While not directly MO related, my local and always-MS-friendly-in-the-past WM has acquired a new manager/clerk who starts talking about “fraud” when I try to load a second VGC to my GoBank card. I tried to explain that GB started only allowing $500 loads at a time, but I am allowed to load up to $2500 a day (I was looking to load $1500 but then 2 Emerald cards). She was adamant it was fraud. Knucklehead. Not sure if this is a side affect of the money order policy, but I’d happily share my DL info if it could be done quickly and if it would avoid the silliness of this new-to-me clerk.

I was allowed to load a single $500 VGC. I went in the next day, made sure that specific clerk was nowhere to be found, and one of the friendlier CSRs loaded my remaining $3k across 3 cards.

What a hassle. Thanks for letting me vent.

JEM
Guest
JEM

I bought a $999.75 (+ $0.25 fee) MO this morning with no ID required. Clerk said ID only needed if total MO face value was $1000 or more.

This will reduce my trips to WM – no need to stay under $2K any more – if they’re taking the info anyway, might as well be for $4K or $6K…

Russ
Guest
Russ

The clerks at my location *insist* that all MOs have to be bought in one transaction and you’re only allowed one MO transaction per day. For me the only way around it would be to go early and then late in the day trying to hit people from two different shifts.

Also, the 4-swipe rule is still in effect so $2k is still the limit if you are liquidating $500 cards.

Brian
Guest
Brian

Hey Russ I’m new to MS. Where is a good place I can buy a GC and which one should I get to be able to buy a Money order with at a Walmart?

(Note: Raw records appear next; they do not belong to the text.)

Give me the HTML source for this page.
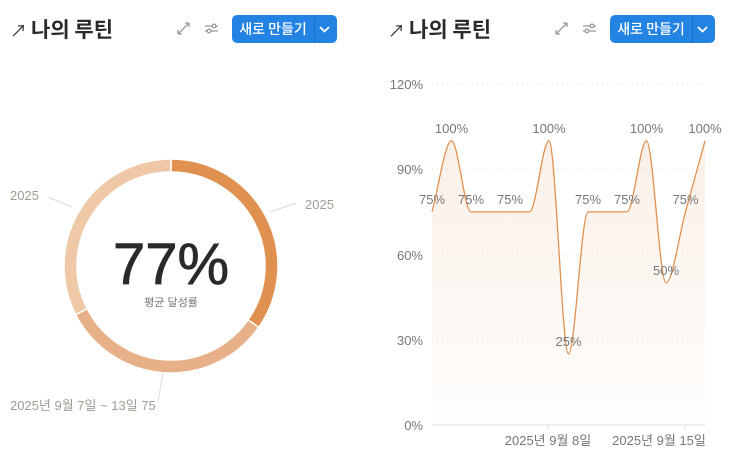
<!DOCTYPE html>
<html><head><meta charset="utf-8"><style>
body{margin:0;width:754px;height:473px;background:#fff;overflow:hidden;font-family:"Liberation Sans","Noto Sans CJK KR",sans-serif;position:relative}
.t{position:absolute;top:15px;font-size:21px;font-weight:bold;color:#2a2a2a;font-family:"Noto Sans CJK KR",sans-serif;line-height:28px}
.t span{font-weight:normal;font-size:17px;margin-right:4px}
.btn{position:absolute;top:15px;height:28px;width:105px;background:#2383e2;border-radius:5px;color:#fff;font-size:14px;font-family:"Noto Sans CJK KR",sans-serif;font-weight:500}
.btn .l{position:absolute;left:0;width:82px;line-height:28px;text-align:center}
.btn .d{position:absolute;left:82px;top:0;width:1px;height:28px;background:#1b6fc4}
svg{position:absolute;left:0;top:0}
</style></head><body>
<div class="t" style="left:10px"><span>↗</span>나의 루틴</div>
<div class="t" style="left:388px"><span>↗</span>나의 루틴</div>
<div class="btn" style="left:232px"><div class="l">새로 만들기</div><div class="d"></div></div>
<div class="btn" style="left:610px"><div class="l">새로 만들기</div><div class="d"></div></div>
<svg width="754" height="473" id="s">
<g stroke="#999" stroke-width="1.3" fill="none">
<path d="M178 34l11-11M189 23h-4M189 23v4M178 34h4M178 34v-4"/>
<path d="M205 26h13M205 31h13"/><circle cx="214" cy="26" r="1.8" fill="#fff"/><circle cx="209" cy="31" r="1.8" fill="#fff"/>
<path d="M556 34l11-11M567 23h-4M567 23v4M556 34h4M556 34v-4"/>
<path d="M583 26h13M583 31h13"/><circle cx="592" cy="26" r="1.8" fill="#fff"/><circle cx="587" cy="31" r="1.8" fill="#fff"/>
</g>
<g stroke="#fff" stroke-width="1.8" fill="none"><path d="M320 27l4.5 4.5 4.5-4.5M698 27l4.5 4.5 4.5-4.5"/></g>
<defs><linearGradient id="g" x1="0" y1="0" x2="0" y2="1"><stop offset="0" stop-color="#f6e3d3" stop-opacity="0.55"/><stop offset="1" stop-color="#f6e3d3" stop-opacity="0.05"/></linearGradient></defs>
<g id="donut"></g>
<g stroke="#ddd" stroke-width="1"><path d="M270 212L296 203"/><path d="M72 207L48 197"/><path d="M163 373L158 402"/></g>
<g font-size="13" fill="#a09a94"><text x="305" y="209">2025</text><text x="10" y="200">2025</text><text x="10" y="410">2025년 9월 7일 ~ 13일 75</text></g>
<text x="171" y="284" text-anchor="middle" font-size="58" fill="#2a2a2a" font-family="Liberation Sans" stroke="#2a2a2a" stroke-width="0.8">77%</text>
<text x="171" y="306" text-anchor="middle" font-size="11" fill="#777">평균 달성률</text>
<g stroke="#ddd" stroke-dasharray="1,4"><path d="M432 84H705M432 169H705M432 255H705M432 340H705"/></g>
<path d="M432 425H705" stroke="#ddd"/>
<path d="M548 425v4M685 425v4" stroke="#ddd"/>
<g font-size="13" fill="#777" text-anchor="end"><text x="423" y="89">120%</text><text x="423" y="174">90%</text><text x="423" y="260">60%</text><text x="423" y="345">30%</text><text x="423" y="430">0%</text></g>
<g font-size="13" fill="#777" text-anchor="middle"><text x="548" y="445">2025년 9월 8일</text><text x="659" y="445">2025년 9월 15일</text></g>
<path id="area" fill="url(#g)"/><path id="line" fill="none" stroke="#e0914f" stroke-width="1.3"/>
<g font-size="13" fill="#777" text-anchor="middle" id="lb"></g>
</svg>
<script>
var s=document.getElementById('s'),NS='http://www.w3.org/2000/svg';
function arc(a0,a1,c){var cx=171,cy=266,R=107,r=94;function p(a,rr){a=(a-90)*Math.PI/180;return[cx+rr*Math.cos(a),cy+rr*Math.sin(a)]}
var l=a1-a0>180?1:0,A=p(a0,R),B=p(a1,R),C=p(a1,r),D=p(a0,r);
var e=document.createElementNS(NS,'path');e.setAttribute('d','M'+A+'A'+R+' '+R+' 0 '+l+' 1 '+B+'L'+C+'A'+r+' '+r+' 0 '+l+' 0 '+D+'Z');e.setAttribute('fill',c);e.setAttribute('stroke','#fff');e.setAttribute('stroke-width','1.5');document.getElementById('donut').appendChild(e)}
arc(0,125,'#e0914f');arc(125,243,'#e8b088');arc(243,360,'#efc8a8');
var v=[75,100,75,75,75,75,100,25,75,75,75,100,50,75,100],X=[],Y=[];
for(var i=0;i<v.length;i++){X.push(432+i*19.5);Y.push(425-v[i]*2.842)}
var n=v.length,m=[],d=[];for(i=0;i<n-1;i++)d.push((Y[i+1]-Y[i])/(X[i+1]-X[i]));
for(i=0;i<n;i++){if(i==0)m.push(d[0]);else if(i==n-1)m.push(d[n-2]);else{var a=d[i-1],b=d[i];m.push(a*b<=0?0:(Math.sign(a))*Math.min(Math.abs(a),Math.abs(b),0.5*Math.abs(a+b)))}}
var p='M'+X[0]+' '+Y[0];for(i=0;i<n-1;i++){var h=(X[i+1]-X[i])/3;p+='C'+(X[i]+h)+' '+(Y[i]+m[i]*h)+' '+(X[i+1]-h)+' '+(Y[i+1]-m[i+1]*h)+' '+X[i+1]+' '+Y[i+1]}
document.getElementById('line').setAttribute('d',p);document.getElementById('area').setAttribute('d',p+'L705 425L432 425Z');
var show=[0,1,2,4,6,7,8,10,11,12,13,14],lb=document.getElementById('lb');
show.forEach(function(i){var t=document.createElementNS(NS,'text');var y=Y[i]-8;t.setAttribute('x',i==0?432:(i==14?705:X[i]));t.setAttribute('y',y);t.textContent=v[i]+'%';lb.appendChild(t)});
</script>
</body></html>
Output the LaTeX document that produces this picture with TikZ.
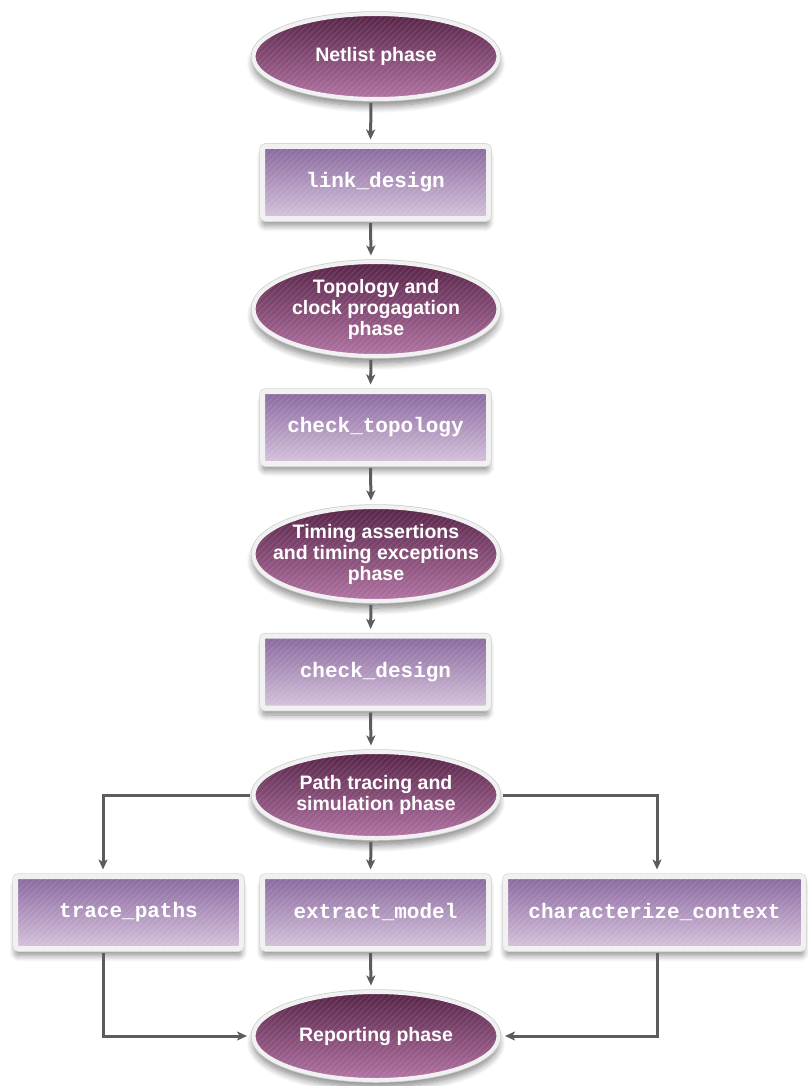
\documentclass[tikz,border=0pt]{standalone}
\usepackage{fontspec}
\setmainfont{Liberation Sans}
\setmonofont{Liberation Mono}
\usetikzlibrary{shapes.geometric,shadows.blur,arrows.meta}
\definecolor{ellTop}{HTML}{572447}
\definecolor{ellMid}{HTML}{67305B}
\definecolor{ellBot}{HTML}{B274A4}
\definecolor{boxTop}{HTML}{8A689E}
\definecolor{boxMid}{HTML}{9A7BAC}
\definecolor{boxBot}{HTML}{D6C4DD}
\definecolor{frameGray}{HTML}{F2F1F2}
\definecolor{arrowGray}{HTML}{5C5C5C}
\tikzset{
  stripes/.style={path picture={
    \foreach \k in {-110,-104,...,310}
      \draw[white, draw opacity=#1, line width=0.6pt]
        ([xshift=\k pt]path picture bounding box.south west) -- ++(115pt,115pt);}},
  phase/.style={ellipse, minimum width=245pt, minimum height=#1, inner sep=0pt,
    blur shadow={shadow xshift=0pt, shadow yshift=-7pt, shadow blur radius=7pt, shadow blur steps=10, shadow opacity=50},
    preaction={draw=black!20, line width=5.5pt},
    draw=frameGray, line width=4pt,
    top color=ellTop, middle color=ellMid, bottom color=ellBot,
    stripes=0.16},
  phtext/.style={text=white, align=center, inner sep=0pt,
    font=\bfseries\fontsize{19.5pt}{21pt}\selectfont},
  stepbox/.style={rectangle, rounded corners=3pt, minimum width=#1, minimum height=72pt, inner sep=0pt,
    blur shadow={shadow xshift=0pt, shadow yshift=-7pt, shadow blur radius=6pt, shadow blur steps=10, shadow opacity=45},
    preaction={draw=black!16, line width=6.5pt},
    draw=frameGray, line width=5pt,
    top color=boxTop, middle color=boxMid, bottom color=boxBot,
    stripes=0.17,
    text=white, font=\ttfamily\bfseries\fontsize{21pt}{21pt}\selectfont},
  arr/.style={draw=arrowGray, line width=3pt, -{Stealth[length=10pt,width=9pt,inset=2.5pt]},
    shorten <=2pt, shorten >=4.5pt},
}
\begin{document}
\begin{tikzpicture}[x=1pt,y=1pt]
\useasboundingbox (0,-1086) rectangle (807,0);
% phases and steps
\node[phase=85pt] (n1) at (376,-56.5) {};
\node[phtext] (n1t) at (n1) {Netlist phase};
\node[stepbox=226pt] (b1) at (375.5,-182.5) {link\_design};
\node[phase=94pt] (n2) at (376,-309) {};
\node[phtext] (n2t) at (n2) {Topology and\\clock progagation\\phase};
\node[stepbox=226pt] (b2) at (375.5,-427.5) {check\_topology};
\node[phase=94pt] (n3) at (376,-554) {};
\node[phtext] (n3t) at (n3) {Timing assertions\\and timing exceptions\\phase};
\node[stepbox=226pt] (b3) at (375.5,-672) {check\_design};
\node[phase=86pt] (n4) at (376,-795) {};
\node[phtext] (n4t) at (n4) {Path tracing and\\simulation phase};
\node[stepbox=226pt] (tp) at (128.5,-912.5) {trace\_paths};
\node[stepbox=226pt] (em) at (375.5,-912.5) {extract\_model};
\node[stepbox=298pt] (cc) at (654.5,-912.5) {characterize\_context};
\node[phase=88pt] (n5) at (376,-1036) {};
\node[phtext] (n5t) at (n5) {Reporting phase};
% connectors
\draw[arr] ([xshift=-5pt]n1.south) -- ([xshift=-5pt]b1.north);
\draw[arr] ([xshift=-5pt]b1.south) -- ([xshift=-5pt]n2.north);
\draw[arr] ([xshift=-5pt]n2.south) -- ([xshift=-5pt]b2.north);
\draw[arr] ([xshift=-5pt]b2.south) -- ([xshift=-5pt]n3.north);
\draw[arr] ([xshift=-5pt]n3.south) -- ([xshift=-5pt]b3.north);
\draw[arr] ([xshift=-5pt]b3.south) -- ([xshift=-5pt]n4.north);
\draw[arr] (n4.west) -| ([xshift=-25.5pt]tp.north);
\draw[arr] ([xshift=-5pt]n4.south) -- ([xshift=-5pt]em.north);
\draw[arr] (n4.east) -| ([xshift=2.5pt]cc.north);
\draw[arr] ([xshift=-25.5pt]tp.south) |- (n5.west);
\draw[arr] ([xshift=-5pt]em.south) -- ([xshift=-5pt]n5.north);
\draw[arr] ([xshift=2.5pt]cc.south) |- (n5.east);
\end{tikzpicture}
\end{document}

When I use a credit card to purchase these GC will it code as cash equivalent or will I actually get the points for the x amount I spend on the GC.

ABC
Guest
ABC

How do you do $8k?
Most WMs only let you buy all MOs in ONE transaction. It’s hard to exceed $2k.

Hari
Guest
Hari

I’ve seen many MS go one Walmart to the other. There are about 5 Walmarts within 10 mile radius of my house.

P-bope
Guest
P-bope

I only do $999.12 with a $0.88 fee to make it an even $1000 a week when we’re in the Walmart area. This is enough for me since I have other ways to meet minimum spend and I only do ~$40k of MS a year, so this won’t affect me much unless my local Walmart decides to do it for all MO purchases. I’ll just purchase $998 and with the MO fee, it will be under $1000. And just empty the leftover in my amazon account.

iahphx
Guest
iahphx

Since it isn’t illegal to turn gift cards into money orders (or other cash instruments), I’m a bit surprised that some business hasn’t developed to cater to the manufactured spending “community” to make it easier to unload them. I presume the system would work on some sort of trusted customer basis; kind of how gift card buyers prefer to do business with regular customers who they know aren’t scammers. Any reason this hasn’t happened, and why folks have to go down to the Walmart and look sketchy to get rid of their gift cards? Is there no money to be made by creating an alternative?

AlexL
Guest
AlexL

I am totally guessing, but it could be the legal liability of anti-money laundering.

iahphx
Guest
iahphx

That could be it, I suppose. Beats me. There’s certainly a lot of money floating around in this game. Is there anyone reading this who’s ever gotten a money order at a Walmart who wouldn’t prefer an alternative? With competitive fees, it would be a huge business.

Russ
Guest
Russ

Short answer: it’s too expensive.

Swipe fees alone eat 1%, then you have to pay to build and maintain a system, and pay people to run it. At a fee of $10/500 it won’t break even, and most MSers won’t pay $25/500 card so you’re left only with fraudsters. See also Tio and Evolve Money. Q.E.D.

mark
Guest
mark

Hopefully this will put an end to “You can only do one transaction”.

a$]-[u
Guest
a$]-[u

I ran into this limit last week, however buying 999.12 DID NOT require ID.

Jeremy
Guest
Jeremy

It’s been a while since I did MS on a regular basis…like a few years. Life got in the way and when the easier ways dried up, felt less of a need. Anyway am I understanding this correctly that you can use VGCs with a PIN at Walmart to buy MOs? They don’t check your “debit card” to see your name?

voyager
Guest
voyager

why all the worry about the ID? I cashed in $2k last night and had no problem giving her my DL. What are they going to do? It’s not like I’m doing something illegal. What are the possible outcomes?

THEsocalledfan
Guest
THEsocalledfan

100% correct. Bring them on if they want to investigate. My theory is it is the cash back crowd who wants to avoid this as it is then income……

srwebman
Guest
srwebman

As I understand it, cash back is considered a “rebate” by the IRS, not income, and is therefore not taxable.

MFK
Guest
MFK

I’m not a heavy MS’er so this won’t affect me for the most part, but I have had problems in the LA area (and once in Reno and NorCal each when traveling) using VGCs. Several times recently I’ve been told preemptively or in the midst of transactions that they are not allowed, and one time recently a CSR said she’d allow me to do it “this time,” but not in the future. Has VGC use been blessed system-wide under the new rules or will it continue to be YMMV? Thanks in advance.

Tom
Guest
Tom

“The key difference between the Know Your Customer entry and the Suspicious Activity Report is that the SAR requests your social security number and is more likely to be shared with authorities for purposes of investigating money laundering, etc.”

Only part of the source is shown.